Currently Morels has two flavors, this "Judas' Original" and a "Ned's Chipotle". They're working on a Sriracha Maple.
Soy curls, water, braggs liquid aminos, brown sugar, olive oil, lime juice, lemon juice, ketchup (no HFCS), vinegar, liquid smoke, garlic powder, onion powder, pepper, cloves, nutmeg.
The first thing I taste from the surface of these pieces is a soy sauce flavor mixed with several seasonings, namely garlic, black pepper, onion, and some tanginess.
The chewing brings in more of the seasonings and a bit more saltiness. I can pick up traces of the lemon and lime citrus, as well as the liquid smoke.
For being marketed as a soy-based jerky, it's pretty good. Compared to other brands of soy-based vegan jerky I've reviewed, it's clearly the better tasting I've had yet. This Judas' Original Jerky doesn't have that strange flavor that resembles a bowl of Lucky Charms soaking in warm milk. It's far more light on the soy curl flavor, and much more tilted towards the seasonings and ingredients.
Basically, the flavor that defines this jerky most of all is the black pepper. But I do taste a soy sauce flavor, along with some garlic and onion. There's just hints of tangy lemon and lime, and a little of that classic liquid smokiness.
For the most part, it actually does resemble the flavor of a peppered beef jerky, but with a little of that "soy curl" flavor, which isn't all that bad, and the lack of actual beef flavor.
And being this jerky is dominated by the black pepper, it tends to be spicy, giving me a little bit of a burn in the back my mouth. On my personal heat scale, I'd rate this as a mild-medium (level 2 out of 5).
These are small bite sized pieces, looking almost like a sponge that had been shredded into chunks.
It's dry to the touch, with a sponge-like feel, and a sponge-like chewing.
The chewing texture starts out, spongey, and but chews down easily. It takes on a mushy quality, similar to beef jerky that marinated in papain. Once chewed down to a soft mass, it's largely mushy.
Otherwise, I didn't encounter any strange crunchy, stringy, greasy, bits or pieces. There weren't any surprises, just very consistent, spongey, mushy chew.
In terms of clean eating, it's very clean, leaving no residue on my fingers, though some scant bits of seasoning on my lap.
Morels the Vegan Butcher doesn't sell this jerky online, it only distributes to other stores. But they do have a store list where you can find it, perhaps even buy it online from one of them.

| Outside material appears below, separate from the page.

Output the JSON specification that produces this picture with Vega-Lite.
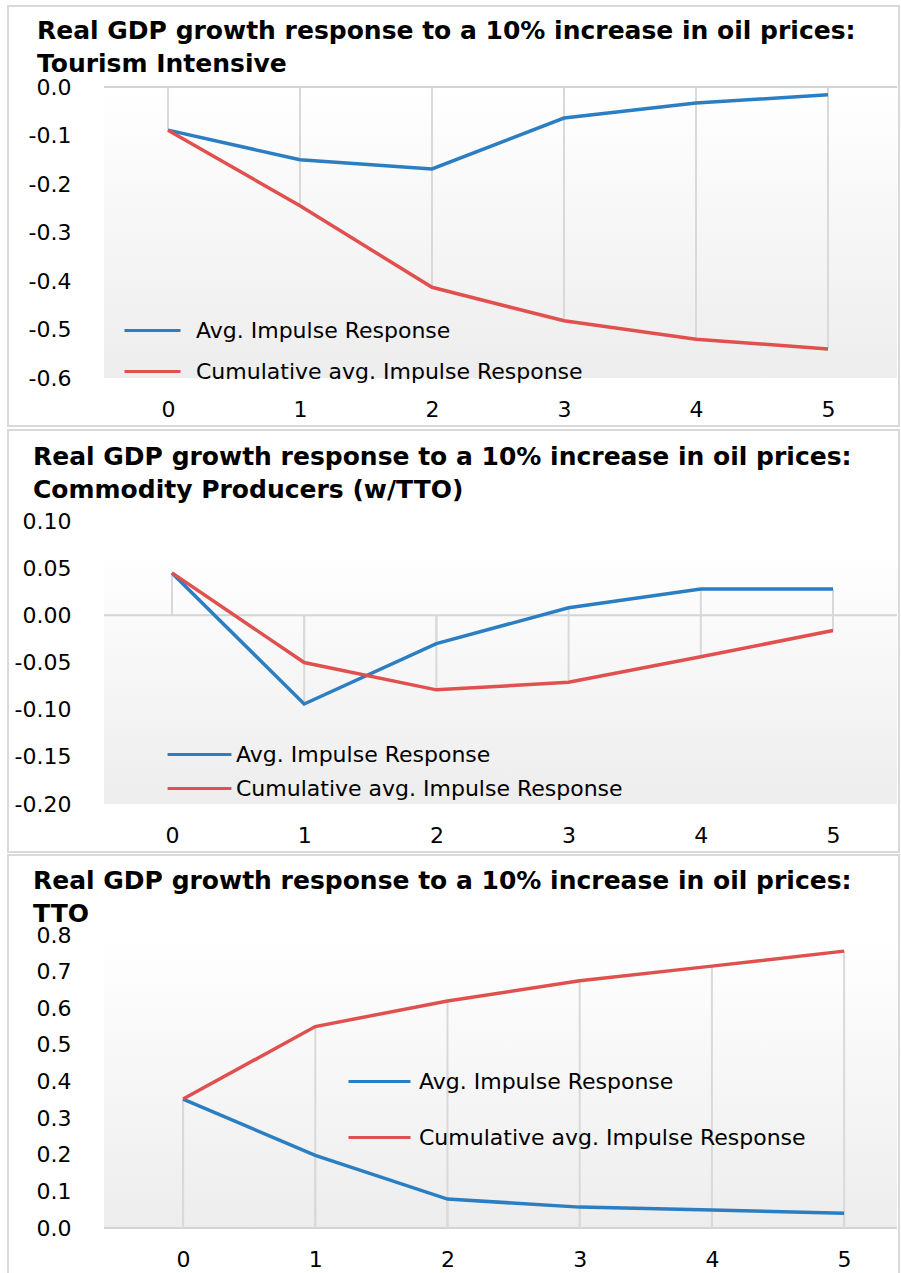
{
  "$schema": "https://vega.github.io/schema/vega-lite/v6.json",
  "background": "white",
  "padding": {"left": 7, "top": 5, "right": 1, "bottom": 0},
  "config": {
    "locale": {"number": {"decimal": ".", "thousands": ",", "grouping": [3], "currency": ["$", ""], "minus": "-"}},
    "font": "DejaVu Sans",
    "view": {"stroke": null},
    "concat": {"spacing": 0},
    "axis": {"grid": false, "domain": false, "ticks": false, "labelFont": "DejaVu Sans", "labelFontSize": 22, "labelColor": "#000", "title": null, "labelOverlap": false},
    "axisY": {"labelPadding": 33},
    "axisX": {"labelPadding": 21},
    "title": {"font": "DejaVu Sans", "fontSize": 25, "fontWeight": "bold", "anchor": "start", "frame": "group", "lineHeight": 33, "color": "#000"},
    "legend": {"title": null, "symbolStrokeWidth": 3, "labelFont": "DejaVu Sans", "labelFontSize": 22, "labelColor": "#000", "labelLimit": 0}
  },
  "resolve": {"scale": {"color": "independent"}, "legend": {"color": "independent"}},
  "vconcat": [
    {
      "width": 793,
      "height": 291,
      "title": {"text": ["Real GDP growth response to a 10% increase in oil prices:", "Tourism Intensive"], "dx": -67, "offset": -72},
      "data": {"values": [
        {"t": 0, "series": "Avg. Impulse Response", "value": -0.089},
        {"t": 1, "series": "Avg. Impulse Response", "value": -0.15},
        {"t": 2, "series": "Avg. Impulse Response", "value": -0.169},
        {"t": 3, "series": "Avg. Impulse Response", "value": -0.064},
        {"t": 4, "series": "Avg. Impulse Response", "value": -0.033},
        {"t": 5, "series": "Avg. Impulse Response", "value": -0.016},
        {"t": 0, "series": "Cumulative avg. Impulse Response", "value": -0.089},
        {"t": 1, "series": "Cumulative avg. Impulse Response", "value": -0.245},
        {"t": 2, "series": "Cumulative avg. Impulse Response", "value": -0.413},
        {"t": 3, "series": "Cumulative avg. Impulse Response", "value": -0.482},
        {"t": 4, "series": "Cumulative avg. Impulse Response", "value": -0.52},
        {"t": 5, "series": "Cumulative avg. Impulse Response", "value": -0.54}
      ]},
      "layer": [
        {
          "data": {"values": [{"k": 1}]},
          "mark": {"type": "rect", "filled": false, "color": "#d9d9d9", "strokeWidth": 2},
          "encoding": {
            "x": {"datum": -1.212, "type": "quantitative", "scale": {"domain": [-0.485, 5.523], "nice": false, "zero": false}, "axis": {"values": [0, 1, 2, 3, 4, 5], "format": "d"}},
            "x2": {"datum": 5.538},
            "y": {"datum": 0.167, "type": "quantitative", "scale": {"domain": [-0.6, 0], "nice": false, "zero": false}, "axis": {"values": [0, -0.1, -0.2, -0.3, -0.4, -0.5, -0.6], "format": ".1f", "labelOverlap": false}},
            "y2": {"datum": -0.699}
          }
        },
        {
          "data": {"values": [{"k": 1}]},
          "mark": {"type": "rect", "color": {"gradient": "linear", "x1": 0, "y1": 0, "x2": 0, "y2": 1, "stops": [{"offset": 0, "color": "#ffffff"}, {"offset": 1, "color": "#ededed"}]}},
          "encoding": {
            "y": {"datum": 0, "type": "quantitative"},
            "y2": {"datum": -0.6}
          }
        },
        {
          "data": {"values": [{"k": 1}]},
          "mark": {"type": "rule", "color": "#d4d4d4", "strokeWidth": 2},
          "encoding": {"y": {"datum": 0, "type": "quantitative"}}
        },
        {
          "mark": {"type": "rule", "color": "#d9d9d9", "strokeWidth": 2},
          "encoding": {
            "x": {"field": "t", "type": "quantitative"},
            "y": {"field": "value", "type": "quantitative"},
            "y2": {"datum": 0}
          }
        },
        {
          "mark": {"type": "line", "strokeWidth": 3.5},
          "encoding": {
            "x": {"field": "t", "type": "quantitative"},
            "y": {"field": "value", "type": "quantitative", "axis": {"values": [0, -0.1, -0.2, -0.3, -0.4, -0.5, -0.6], "format": ".1f", "labelOverlap": false}},
            "color": {"field": "series", "type": "nominal", "scale": {"domain": ["Avg. Impulse Response", "Cumulative avg. Impulse Response"], "range": ["#2b7ec1", "#e0504e"]}, "legend": {"orient": "none", "legendX": 19, "legendY": 214, "symbolType": "stroke", "symbolSize": 3136, "labelOffset": 14, "rowPadding": 0}}
          }
        }
      ]
    },
    {
      "width": 793,
      "height": 283,
      "title": {"text": ["Real GDP growth response to a 10% increase in oil prices:", "Commodity Producers (w/TTO)"], "dx": -71, "offset": -74},
      "data": {"values": [
        {"t": 0, "series": "Avg. Impulse Response", "value": 0.045},
        {"t": 1, "series": "Avg. Impulse Response", "value": -0.094},
        {"t": 2, "series": "Avg. Impulse Response", "value": -0.030},
        {"t": 3, "series": "Avg. Impulse Response", "value": 0.008},
        {"t": 4, "series": "Avg. Impulse Response", "value": 0.028},
        {"t": 5, "series": "Avg. Impulse Response", "value": 0.028},
        {"t": 0, "series": "Cumulative avg. Impulse Response", "value": 0.045},
        {"t": 1, "series": "Cumulative avg. Impulse Response", "value": -0.050},
        {"t": 2, "series": "Cumulative avg. Impulse Response", "value": -0.079},
        {"t": 3, "series": "Cumulative avg. Impulse Response", "value": -0.071},
        {"t": 4, "series": "Cumulative avg. Impulse Response", "value": -0.044},
        {"t": 5, "series": "Cumulative avg. Impulse Response", "value": -0.016}
      ]},
      "layer": [
        {
          "data": {"values": [{"k": 1}]},
          "mark": {"type": "rect", "filled": false, "color": "#d9d9d9", "strokeWidth": 2},
          "encoding": {
            "x": {"datum": -1.240, "type": "quantitative", "scale": {"domain": [-0.514, 5.484], "nice": false, "zero": false}, "axis": {"values": [0, 1, 2, 3, 4, 5], "format": "d"}},
            "x2": {"datum": 5.499},
            "y": {"datum": 0.1965, "type": "quantitative", "scale": {"domain": [-0.2, 0.1], "nice": false, "zero": false}, "axis": {"values": [0.1, 0.05, 0, -0.05, -0.1, -0.15, -0.2], "format": ".2f", "labelOverlap": false}},
            "y2": {"datum": -0.2509}
          }
        },
        {
          "data": {"values": [{"k": 1}]},
          "mark": {"type": "rect", "color": {"gradient": "linear", "x1": 0, "y1": 0, "x2": 0, "y2": 1, "stops": [{"offset": 0, "color": "#ffffff"}, {"offset": 1, "color": "#ededed"}]}},
          "encoding": {
            "y": {"datum": 0.069, "type": "quantitative"},
            "y2": {"datum": -0.2}
          }
        },
        {
          "data": {"values": [{"k": 1}]},
          "mark": {"type": "rule", "color": "#d4d4d4", "strokeWidth": 2},
          "encoding": {"y": {"datum": 0, "type": "quantitative"}}
        },
        {
          "mark": {"type": "rule", "color": "#d9d9d9", "strokeWidth": 2},
          "encoding": {
            "x": {"field": "t", "type": "quantitative"},
            "y": {"field": "value", "type": "quantitative"},
            "y2": {"datum": 0}
          }
        },
        {
          "mark": {"type": "line", "strokeWidth": 3.5},
          "encoding": {
            "x": {"field": "t", "type": "quantitative"},
            "y": {"field": "value", "type": "quantitative", "axis": {"values": [0.1, 0.05, 0, -0.05, -0.1, -0.15, -0.2], "format": ".2f", "labelOverlap": false}},
            "color": {"field": "series", "type": "nominal", "scale": {"domain": ["Avg. Impulse Response", "Cumulative avg. Impulse Response"], "range": ["#2b7ec1", "#e0504e"]}, "legend": {"orient": "none", "legendX": 73, "legendY": 211, "symbolType": "M-1.52,0H1.52", "symbolSize": 1764, "labelOffset": 14, "rowPadding": 0}}
          }
        }
      ]
    },
    {
      "width": 793,
      "height": 293,
      "title": {"text": ["Real GDP growth response to a 10% increase in oil prices:", "TTO"], "dx": -71, "offset": -73},
      "data": {"values": [
        {"t": 0, "series": "Avg. Impulse Response", "value": 0.352},
        {"t": 1, "series": "Avg. Impulse Response", "value": 0.198},
        {"t": 2, "series": "Avg. Impulse Response", "value": 0.079},
        {"t": 3, "series": "Avg. Impulse Response", "value": 0.057},
        {"t": 4, "series": "Avg. Impulse Response", "value": 0.049},
        {"t": 5, "series": "Avg. Impulse Response", "value": 0.040},
        {"t": 0, "series": "Cumulative avg. Impulse Response", "value": 0.352},
        {"t": 1, "series": "Cumulative avg. Impulse Response", "value": 0.55},
        {"t": 2, "series": "Cumulative avg. Impulse Response", "value": 0.62},
        {"t": 3, "series": "Cumulative avg. Impulse Response", "value": 0.675},
        {"t": 4, "series": "Cumulative avg. Impulse Response", "value": 0.715},
        {"t": 5, "series": "Cumulative avg. Impulse Response", "value": 0.756}
      ]},
      "layer": [
        {
          "data": {"values": [{"k": 1}]},
          "mark": {"type": "rect", "filled": false, "color": "#d9d9d9", "strokeWidth": 2},
          "encoding": {
            "x": {"datum": -1.324, "type": "quantitative", "scale": {"domain": [-0.598, 5.4], "nice": false, "zero": false}, "axis": {"values": [0, 1, 2, 3, 4, 5], "format": "d", "labelPadding": 21}},
            "x2": {"datum": 5.415},
            "y": {"datum": 1.0184, "type": "quantitative", "scale": {"domain": [0, 0.8], "nice": false, "zero": false}, "axis": {"values": [0, 0.1, 0.2, 0.3, 0.4, 0.5, 0.6, 0.7, 0.8], "format": ".1f", "labelOverlap": false, "tickCount": 9}},
            "y2": {"datum": -0.131}
          }
        },
        {
          "data": {"values": [{"k": 1}]},
          "mark": {"type": "rect", "color": {"gradient": "linear", "x1": 0, "y1": 0, "x2": 0, "y2": 1, "stops": [{"offset": 0, "color": "#ffffff"}, {"offset": 1, "color": "#ededed"}]}},
          "encoding": {
            "y": {"datum": 0.8, "type": "quantitative"},
            "y2": {"datum": 0}
          }
        },
        {
          "data": {"values": [{"k": 1}]},
          "mark": {"type": "rule", "color": "#d4d4d4", "strokeWidth": 2},
          "encoding": {"y": {"datum": 0, "type": "quantitative"}}
        },
        {
          "mark": {"type": "rule", "color": "#d9d9d9", "strokeWidth": 2},
          "encoding": {
            "x": {"field": "t", "type": "quantitative"},
            "y": {"field": "value", "type": "quantitative"},
            "y2": {"datum": 0}
          }
        },
        {
          "mark": {"type": "line", "strokeWidth": 3.5},
          "encoding": {
            "x": {"field": "t", "type": "quantitative"},
            "y": {"field": "value", "type": "quantitative", "axis": {"values": [0, 0.1, 0.2, 0.3, 0.4, 0.5, 0.6, 0.7, 0.8], "format": ".1f", "labelOverlap": false, "tickCount": 9}},
            "color": {"field": "series", "type": "nominal", "scale": {"domain": ["Avg. Impulse Response", "Cumulative avg. Impulse Response"], "range": ["#2b7ec1", "#e0504e"]}, "legend": {"orient": "none", "legendX": 243, "legendY": 114, "symbolType": "stroke", "symbolSize": 3844, "labelOffset": 7, "rowPadding": 12}}
          }
        }
      ]
    }
  ]
}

They will, however, sell you case of this jerky, which contains 10 bags, at a price of $35.00. With $15.00 shipping (for four cases), the total comes to $50.00. That works out to $2.00 per ounce.
For general jerky snacking purposes, at the $2.00 per ounce price, it's a good value (assuming you're a vegan snacker). It's clearly better than other soy-based jerky brands I've tried thus far.
I'm giving this an average rating.
Really, I'm evaluating this product simply as a snack, not necessarily against other meat-based products, and not necessarily against other vegan products.
This Judas' Original Jerky from Morels The Vegan Butcher has a great flavor, very much like what you'd find in a peppered beef jerky, with some garlic & onion, a bit of citrusy tang, and even a light soy sauce flavor too. The taste is good enough for me to get some good snackability, and just that alone warrants at a minimum of a 3-star rating.
But the chewing texture feels spongey, and isn't quite what I've come to enjoy as a snacker. Even compared to other soy-based food products (and being half-Japanese I've had many), I can't seem to get over that spongey chewing. But, if you can get over that, it's an awesome snack. Vegan jerky aficionados, on the other hand, can rejoice and relish in a jerky-product that actually tastes good.